The state industrial development minister said those who opposed the proposed coal-fired power station in Lahad Datu years ago were now coming to see him to propose a similar power generation project using coal.
He said he had reminded them they had opposed the government before although they are not scientists. Yet, they had argued that “this cannot, that cannot”.
“With improved technology, we should have an open mind and have a look at the coal option.”
Tangau said this in replying to points raised during the debate on the address of Sabah governor Juhar Mahiruddin at the Sabah assembly.
He said Sabah was in a race to solve its expensive power problem, especially since the federal government has announced it will return Sabah Electricity Sdn Bhd (SESB) to the state government within the next two years.

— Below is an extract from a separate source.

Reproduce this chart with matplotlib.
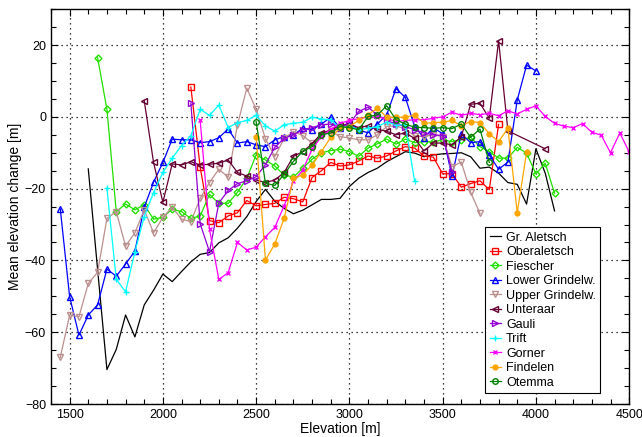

Tangau said both state and federal governments would be locked in discussions on the issue, including the terms of the takeover.
Most importantly, he said, Sabah must be in a position to regulate electricity and that any investment or infrastructure development must consider the cost of power generation.
“For example, today the cost is 40 sen per kilowatt per hour. But we are selling at 32 sen.
“If SESB is under the state government, we won’t be able to afford it. How can we give a six sen subsidy? The cost will run into billions.”
Tangau said this was why, whatever the source of power generation, be it solar or anything else, the state government would have to be mindful about it being cost effective.
He urged Sabahans to be open to explore available technology, including the use of coal.
“But when we use coal, everybody will jump, saying it will hurt the environment and the government will be bashed from left and right,” he said.
Even buying electricity from Sarawak, he said, was not an option as it will still be expensive at 30 sen per kilowatt per hour.
Environmentalists have been up in arms against a proposed coal-fired power plant ever since the idea was mooted by Prime Minister Dr Mahathir Mohamad last year.
Chief Minister Shafie Apdal did not dismiss the idea entirely, saying only that the government was considering its options and the coal plant proposal was at the “talking stage”.
Later, in winding up the debate, Shafie said he had asked the state’s attorney-general to review the agreements signed with independent power producers (IPPs) to see whether it was possible to shorten the terms of the agreements or reduce the rates sold to the government.
“This takeover of SESB could mean Sabah is doomed if the current subsidy is not continued once the company is given back to Sabah.
“So, we need the assurance that this subsidy (by the federal government) will remain.
“As for the IPPs, we cannot keep encouraging this practice. Sarawak does not even have one IPP.
“This is our biggest burden because we are so reliant on them for power generation. We need to pay them, whether we use their power or not.
“We need to solve this problem first,” Shafie said.